(1.) The issue involved in this appeal filed by M/s. Parasrampuria International is whether the Basic Customs duty which is exempted from payment of duty is to be included in the assessable value for the purpose of levying the Additional Customs duty.
(2.) Shri M.P. Singh, learned Advocate, submitted that the Appellants, a 100% E.O.U., manufacture various types of yarn; that they had sold polyester viscose blended yarn to M/s. Rajasthan Spinning and Weaving Mills Ltd. who were holding the Quantity Based Advance Licence against release Order, on payment of Central Excise duty in terms of Notification No. 82/92 -CE dated 27.8.92; that subsequently they filed a refund claim as they had paid duty in excess of the duty leviable since they had added the amount of basic customs duty which was otherwise exempted in the assessable value for arriving at the value for the purpose of determining the duty; that the Asst. Commissioner under Order -in -Original dated 11.4.97 sanctioned the refund to them holding that if basic Customs duty is nil, the quantum of Additional Customs duty would be calculated from the assessable value of the goods adding nil customs duty; that however, on appeal, filed by Revenue, the Commissioner (Appeals) has set aside the Order -in -original holding that after computation of excise duty payable as per law the same would be reduced by an amount equal to the basic customs duty as Notification No. 82/92 -CE exempts that portion of the customs duty which is equivalent to the basic customs duty leviable on like goods when imported into India. The learned Advocate, further, submitted that only the chargeable amount of basic customs duty is to be added to the assessable value for the purpose of calculating the Additional Customs duty; that since the chargeable amount of basic customs duty is nil in view of exemption contained in Notification No. 82/92 -CE the Additional Customs duty has to be calculated on the assessable value itself without addition of any other element; that any Section for the levy and collection of the duty has to be read with the exemption Notification, if any.

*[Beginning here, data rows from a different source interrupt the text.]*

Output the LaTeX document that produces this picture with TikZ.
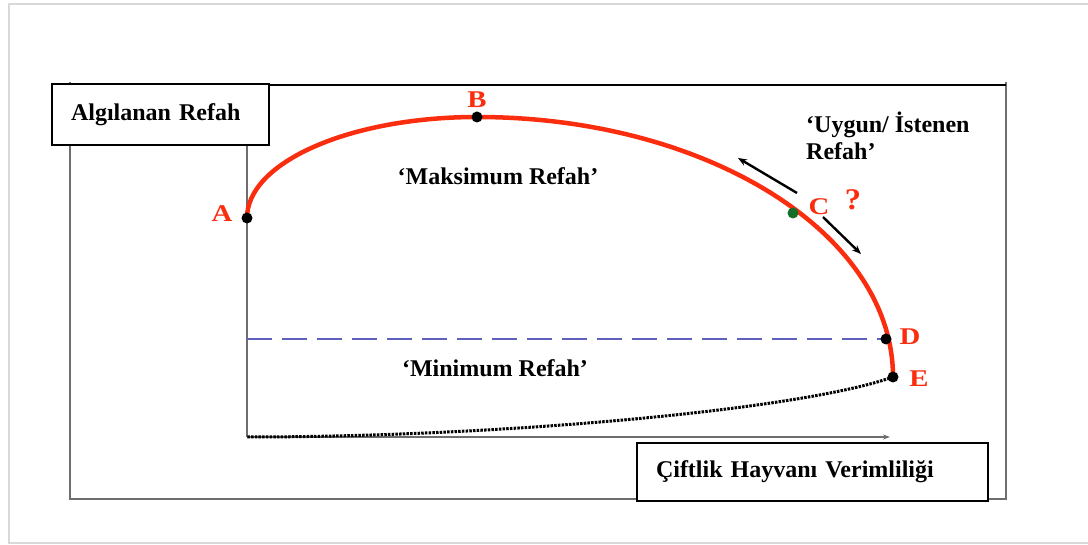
\documentclass[tikz,border=0pt]{standalone}
\usepackage{fontspec}
\setmainfont{Liberation Serif}
\usepackage{tikz}
\usetikzlibrary{arrows.meta, positioning, calc}

\definecolor{curvered}{RGB}{250,45,15}
\definecolor{dashblue}{RGB}{95,95,190}
\definecolor{framegray}{RGB}{110,110,110}
\definecolor{dotgreen}{RGB}{20,110,40}

\begin{document}
\begin{tikzpicture}[
    x=1pt, y=-1pt,
    box/.style={draw, line width=1.6pt, fill=white, inner xsep=19pt, align=left, font=\fontsize{24}{27}\selectfont\bfseries},
    lbl/.style={font=\fontsize{24}{27}\selectfont\bfseries, align=left},
    ptlbl/.style={text=curvered, font=\fontsize{24}{26}\selectfont\bfseries, xscale=1.2, transform shape},
    axis/.style={draw=framegray, line width=1.8pt},
    dot/.style={circle, fill=black, inner sep=0pt, minimum size=11pt},
    arrow/.style={-{Stealth[length=9pt, width=7pt]}, line width=2.4pt}
]
\useasboundingbox (0,0) rectangle (1088,545);

% page edge
\draw[black!15, line width=1.2pt] (1088,4) -- (9,4) -- (9,543) -- (1088,543);

% outer frame
\draw[framegray, line width=1.8pt] (70,82) -- (70,499) -- (1006,499) -- (1006,82);
\draw[black, line width=1.6pt] (269,85) -- (1006,85);

% points
\coordinate (A) at (247,218);
\coordinate (B) at (477,117);
\coordinate (C) at (793,213);
\coordinate (D) at (886,339);
\coordinate (E) at (893,377);
\coordinate (origin) at (247,437);
\coordinate (ytop) at (247,145);
\coordinate (xend) at (890,437);
\coordinate (dstart) at (247,339);

% axes
\draw[axis] (ytop) -- (origin);
\draw[axis, -{Stealth[length=7pt, width=5pt]}] (origin) -- (xend);

% minimum line
\draw[dashblue, line width=2.8pt, dash pattern=on 25pt off 10pt] (dstart) -- (D);

% curves
\draw[curvered, line width=4.5pt] (A) arc[start angle=180, end angle=90, x radius=230pt, y radius=101pt]
    arc[start angle=90, end angle=0, x radius=416pt, y radius=260pt];
\draw[black, line width=3pt, dash pattern=on 2.5pt off 1.2pt] (E) .. controls (800,410) and (500,437) .. (origin);

% arrows around C
\coordinate (up1) at (797,193);
\coordinate (up2) at (738,158);
\coordinate (dn1) at (823,217);
\coordinate (dn2) at (861,254);
\draw[arrow] (up1) -- (up2);
\draw[arrow] (dn1) -- (dn2);

% dots
\node[dot] (dA) at (A) {};
\node[dot] (dB) at (B) {};
\node[dot, fill=dotgreen] (dC) at (C) {};
\node[dot] (dD) at (D) {};
\node[dot] (dE) at (E) {};

% point labels
\node[ptlbl] (la) at (222,214) {A};
\node[ptlbl] (lb) at (477,100) {B};
\node[ptlbl] (lc) at (819,207) {C};
\node[ptlbl, font=\fontsize{30}{32}\selectfont\bfseries, xscale=0.9] (lq) at (853,200) {?};
\node[ptlbl] (ld) at (910,337) {D};
\node[ptlbl] (le) at (919,379) {E};

% texts
\node[lbl] (maks) at (498,176) {‘Maksimum Refah’};
\node[lbl] (mini) at (495,368) {‘Minimum Refah’};
\node[lbl, anchor=north west, inner sep=0pt] (uygun) at (806,112) {‘Uygun/ İstenen\\Refah’};

% axis boxes
\node[box, text width=179pt, minimum height=61pt] (ylab) at (160.5,114.5) {Algılanan Refah};
\node[box, text width=313pt, minimum height=58pt] (xlab) at (812.5,472) {Çiftlik Hayvanı Verimliliği};

\end{tikzpicture}
\end{document}
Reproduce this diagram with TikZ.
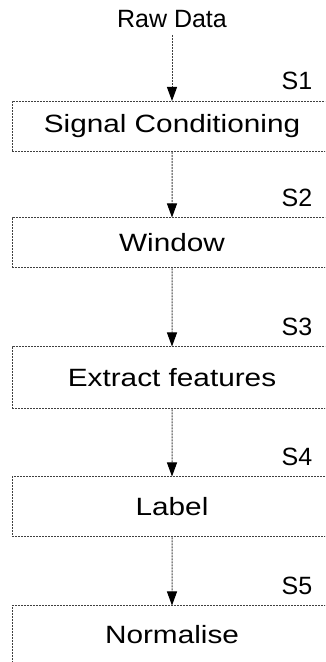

(3.) Countering the arguments Shri R.C. Shankhla, learned SDR, submitted that as per proviso to Section 3(1) of the Central Excise Act the duty of Excise shall be levied and collected on excisable goods manufactured in a 100% E.O.U. and such duty shall be equal to the aggregate of the duty of Customs which would be leviable under Section 12 of the Customs Act on like goods imported into India; that the manner is provided in Section 3 of the Customs Tariff Act for the purpose of computing the Additional Customs duty; that as per Sub -section (2) of Section 3 of the Customs Tariff Act the value of the imported articles shall be the aggregate of the value of the imported articles and any of duty of Customs chargeable on that article under Section 12 of the Customs Act and any sum chargeable on that article under any law for the time being in force; that accordingly the Customs duty chargeable on like articles is to be added in the value of the goods cleared by a 100% E.O.U. for the purpose of levying Additional Customs duty. He, further, submitted that Notification No. 82/92 -CE has been issued under Section 5A of the Central Excise Act and not under Section 25 of the Customs Act; that accordingly this Notification cannot change chargeable rate of Customs duty which is to be considered for computation of value under Section 3 of the Customs Tariff Act; that accordingly the Basic Customs duty which is leviable on like articles is to be included in the assessable value for the purpose of levying Additional Customs duty.